Roohi Nazki, Wife of PDP Finance Minister Haseeb Drabu asks Govt to Step Down

Whatever has been happening in Kashmir over the last 14 days is terribly wrong and immoral


FB photo, Home Page Image from Cover FB Image

Haseeb Drabu’s wife Roohi Nazki, a former Tata executive, who recently returned to Srinagar to start a high end tea-house, Chai Jai on Jhelum banks, termed the government’s response to the mass uprising across Kashmir triggered by the killing of Kashmiri militant Burhan Wani as “immoral, unethical, tragic and wrong”. Her husband, Haseeb Drabu is finance minister in the PDP-BJP government, in Mehbooba Mufti's cabinet making her strong and outraged words on a facebook post even more significant.

The tea house was inaugurated by CM Mehbooba Mufti earlier this year. Though Roohi Nazki is a  professional who is outspoken on issues of public import in her individual capacity on social media, this facebook post, is fair illustration of how deep and widespread the intensity of resentment and frustration against the government’s response to the mass upsurge in Kashmir is. Young persons, girls and men have fallen victim to the pellet fire by the Indian army that has left over 100 blinded or near blined, for life. Roohi Nazki is also first cousin of top PDP ideologue and minister of education, Nayeem Akhtar, revenue Minister Basharat Bukhari and and the Inspector General of Police Syed Javaid Mujtaba Gillani, who is presently heading the J&K Police in Kashmir valley.

“They need to step down so that we can be convinced that every popularly elected government doesn’t necessarily turn into an unresponsive monolith as soon as it is sworn into power. That each successive regime in Kashmir does not have to become indistinguishable from the previous one. That our leaders do not all have to transform into horrific, faceless, and voiceless entities,” Nazki wrote.

“Their stepping down may not stop the injustice. But that is not all that matters. What matters more is for them to register a protest. To not become complicit by default. To break the silence and the cycle of waiting and watching. To have a conscience and keep it. To uphold truth if not justice”.

Nazki questioned the government, saying “..it is wrong, no matter what excuse we are fed, day in and day out”.

“It is immoral, unethical, tragic and wrong. Whatever has been happening in Kashmir over the last 14 days is terribly wrong. The brutal killings of children, the criminal blinding and maiming of protesters, and the shameless suffocating of an entire population is wrong. It is wrong even if it has been happening over the last two decades or so. It is wrong even if there are ‘far too many agencies at work trying to keep Kashmir burning’. It is wrong no matter what excuse we are fed, day in and day out. It is wrong irrespective of who feeds us the excuses, she wrote.
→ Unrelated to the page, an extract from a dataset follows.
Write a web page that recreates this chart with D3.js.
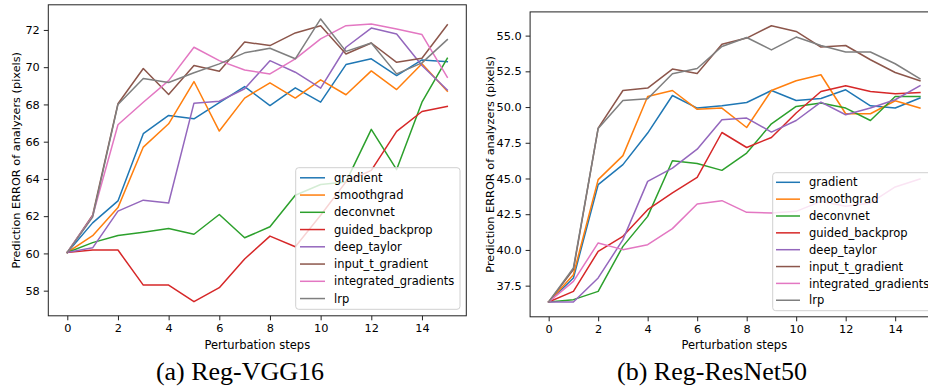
<!DOCTYPE html>
<html>
<head>
<meta charset="utf-8">
<script src="https://cdn.jsdelivr.net/npm/d3@7"></script>
<style>
  html, body { margin: 0; padding: 0; background: #fff; }
  svg { display: block; }
  text { font-family: "DejaVu Sans", sans-serif; fill: #000; }
</style>
</head>
<body>
<svg id="chart" width="928" height="389"></svg>
<script>
// ---------------- DATA ----------------
const steps = [0, 1, 2, 3, 4, 5, 6, 7, 8, 9, 10, 11, 12, 13, 14, 15];
const methods = ["gradient", "smoothgrad", "deconvnet", "guided_backprop",
                 "deep_taylor", "input_t_gradient", "integrated_gradients", "lrp"];
const colors = ["#1f77b4", "#ff7f0e", "#2ca02c", "#d62728",
                "#9467bd", "#8c564b", "#e377c2", "#7f7f7f"];

// (a) Reg-VGG16
const vggGradient   = [60.05, 61.64, 62.82, 66.43, 67.41, 67.23, 68.10, 68.96, 67.94, 68.89, 68.12, 70.14, 70.45, 69.55, 70.39, 70.30];
const vggSmoothgrad = [60.05, 60.95, 62.46, 65.71, 66.96, 69.23, 66.57, 68.34, 69.16, 68.34, 69.32, 68.52, 69.80, 68.80, 70.18, 68.71];
const vggDeconvnet  = [60.05, 60.58, 60.96, 61.14, 61.34, 61.03, 62.09, 60.84, 61.43, 63.12, 63.70, 63.84, 66.66, 64.50, 68.12, 70.48];
const vggGuided     = [60.05, 60.18, 60.18, 58.30, 58.30, 57.41, 58.16, 59.70, 60.93, 60.36, 62.05, 63.84, 64.46, 66.55, 67.62, 67.89];
const vggDeepTaylor = [60.05, 60.30, 62.27, 62.86, 62.71, 68.07, 68.17, 68.84, 70.35, 69.73, 68.87, 71.07, 72.10, 71.78, 70.09, 68.78];
const vggInputTGrad = [60.05, 62.05, 68.04, 69.93, 68.53, 70.09, 69.78, 71.35, 71.16, 71.84, 72.23, 70.71, 71.30, 70.26, 70.48, 72.27];
const vggIntegrated = [60.05, 62.00, 66.91, 68.12, 69.28, 71.07, 70.35, 69.85, 69.64, 70.45, 71.52, 72.23, 72.32, 72.05, 71.75, 69.46];
const vggLrp        = [60.05, 61.95, 68.00, 69.39, 69.18, 69.70, 70.18, 70.77, 71.02, 70.45, 72.59, 70.85, 71.30, 69.64, 70.23, 71.48];

// (b) Reg-ResNet50
const resGradient   = [36.36, 38.04, 44.57, 45.97, 48.18, 50.81, 49.93, 50.09, 50.32, 51.16, 50.46, 50.60, 51.21, 50.09, 49.93, 50.63];
const resSmoothgrad = [36.36, 38.27, 44.92, 46.60, 50.74, 51.16, 49.84, 49.93, 48.57, 51.16, 51.84, 52.26, 49.53, 49.53, 50.44, 49.93];
const resDeconvnet  = [36.36, 36.52, 37.10, 40.25, 42.35, 46.24, 46.05, 45.57, 46.78, 48.83, 50.04, 50.28, 49.93, 49.06, 50.74, 50.74];
const resGuided     = [36.36, 37.10, 39.90, 40.95, 42.82, 44.00, 45.08, 48.22, 47.17, 47.87, 49.58, 51.09, 51.49, 51.09, 50.93, 51.02];
const resDeepTaylor = [36.36, 36.36, 38.04, 40.72, 44.80, 45.73, 47.05, 49.11, 49.23, 48.25, 49.06, 50.35, 49.46, 49.93, 50.51, 51.49];
const resInputTGrad = [36.36, 38.62, 48.53, 51.16, 51.33, 52.66, 52.35, 54.40, 54.83, 55.69, 55.29, 54.20, 54.31, 53.31, 52.42, 51.84];
const resIntegrated = [36.36, 37.80, 40.49, 40.02, 40.37, 41.49, 43.22, 43.45, 42.63, 42.59, 42.70, 43.40, 43.05, 43.29, 44.41, 44.97];
const resLrp        = [36.36, 38.74, 48.50, 50.46, 50.58, 52.33, 52.70, 54.24, 54.87, 54.00, 54.90, 54.31, 53.85, 53.85, 53.03, 51.98];

const xTicks = [0, 2, 4, 6, 8, 10, 12, 14];
const vggYTicks = [58, 60, 62, 64, 66, 68, 70, 72];
const resYTicks = [37.5, 40.0, 42.5, 45.0, 47.5, 50.0, 52.5, 55.0];

const xLabel = "Perturbation steps";
const yLabel = "Prediction ERROR of analyzers (pixels)";
const captions = ["(a) Reg-VGG16", "(b) Reg-ResNet50"];

// ---------------- DRAW ----------------
const svg = d3.select("#chart");

const panels = [
  {
    series: [vggGradient, vggSmoothgrad, vggDeconvnet, vggGuided, vggDeepTaylor, vggInputTGrad, vggIntegrated, vggLrp],
    yTicks: vggYTicks, yFmt: d3.format("d"),
    x: d3.scaleLinear().domain([-0.75, 15.75]).range([48.3, 466.3]),
    y: d3.scaleLinear().domain([56.65, 73.35]).range([315.8, 4.8]),
    legend: {x: 295.7, y: 167.7, w: 164.3, h: 141.6, y0: 177.8, dy: 17.25, hx0: 300, hx1: 325, tx: 334},
    yLabelX: 20, caption: captions[0], capX: 240
  },
  {
    series: [resGradient, resSmoothgrad, resDeconvnet, resGuided, resDeepTaylor, resInputTGrad, resIntegrated, resLrp],
    yTicks: resYTicks, yFmt: d3.format(".1f"),
    x: d3.scaleLinear().domain([-0.75, 15.75]).range([530.1, 938.5]),
    y: d3.scaleLinear().domain([35.32, 56.66]).range([316.8, 11.9]),
    legend: {x: 772.7, y: 172.7, w: 170, h: 138, y0: 182.3, dy: 16.85, hx0: 776, hx1: 800, tx: 809},
    yLabelX: 494, caption: captions[1], capX: 712
  }
];

panels.forEach(p => {
  const g = svg.append("g");
  const [x0, x1] = p.x.range();
  const [yb, yt] = p.y.range();

  // lines
  const line = d3.line().x((d, i) => p.x(steps[i])).y(d => p.y(d));
  p.series.forEach((s, k) => {
    g.append("path").datum(s)
      .attr("d", line)
      .attr("fill", "none")
      .attr("stroke", colors[k])
      .attr("stroke-width", 1.5)
      .attr("stroke-linejoin", "round")
      .attr("stroke-linecap", "square");
  });

  // axes
  const xAxis = d3.axisBottom(p.x).tickValues(xTicks).tickSize(4.5).tickPadding(4).tickFormat(d3.format("d"));
  const yAxis = d3.axisLeft(p.y).tickValues(p.yTicks).tickSize(4.5).tickPadding(4).tickFormat(p.yFmt);
  const gx = g.append("g").attr("transform", `translate(0,${yb})`).call(xAxis);
  const gy = g.append("g").attr("transform", `translate(${x0},0)`).call(yAxis);
  [gx, gy].forEach(a => {
    a.select(".domain").remove();
    a.selectAll("line").attr("stroke", "#222").attr("stroke-width", 1);
    a.selectAll("text").style("font-family", "DejaVu Sans").style("font-size", "11.3px").attr("fill", "#000");
  });

  // spines
  g.append("rect").attr("x", x0).attr("y", yt).attr("width", x1 - x0).attr("height", yb - yt)
    .attr("fill", "none").attr("stroke", "#222").attr("stroke-width", 1);

  // legend
  const L = p.legend;
  const lg = g.append("g");
  lg.append("rect").attr("x", L.x).attr("y", L.y).attr("width", L.w).attr("height", L.h)
    .attr("rx", 3).attr("fill", "#fff").attr("fill-opacity", 0.8)
    .attr("stroke", "#d0d0d0").attr("stroke-width", 1);
  methods.forEach((m, k) => {
    const cy = L.y0 + k * L.dy;
    lg.append("line").attr("x1", L.hx0).attr("x2", L.hx1).attr("y1", cy).attr("y2", cy)
      .attr("stroke", colors[k]).attr("stroke-width", 1.5);
    lg.append("text").attr("x", L.tx).attr("y", cy).attr("dy", "0.36em")
      .style("font-size", "11.5px").text(m);
  });

  // axis labels
  g.append("text").attr("x", (x0 + Math.min(x1, 938.5)) / 2).attr("y", 348.5)
    .attr("text-anchor", "middle").style("font-size", "11.5px").text(xLabel);
  g.append("text").attr("transform", `translate(${p.yLabelX},${(yb + yt) / 2}) rotate(-90)`)
    .attr("text-anchor", "middle").style("font-size", "11.3px").text(yLabel);

  // caption
  g.append("text").attr("x", p.capX).attr("y", 380)
    .attr("text-anchor", "middle")
    .style("font-family", "'Liberation Serif', serif").style("font-size", "26px")
    .text(p.caption);
});
</script>
</body>
</html>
“And it is wrong in the most fundamental, most shameful and the most damning way. For it is the children of Kashmir that are being killed on street corners, by the security forces of our country. Who pump pellets into their young bodies. It is in a democratic nation that a whole population is taken hostage for days on end, without basic amenities, without phones, without newspapers. And it is happening under the watch of a popularly elected government. Yet again!”

“The government must step down” because “the brutal killings of children, the criminal blinding and maiming of protesters, and the shameless suffocating of an entire population is wrong”.

Nazki termed the government’s reaction “unacceptable” which “needs rectification”.

“It is wrong, it is unacceptable and it needs rectification. The powers that be need to either step up and stop the wrongdoings. Or they need to step down. I guess they just need to step down,’’ she wrote. “…what matters most is to keep the faith for our future generations. So that they can know the face of truth. Their truth. Our truth. They can do this. And they should”.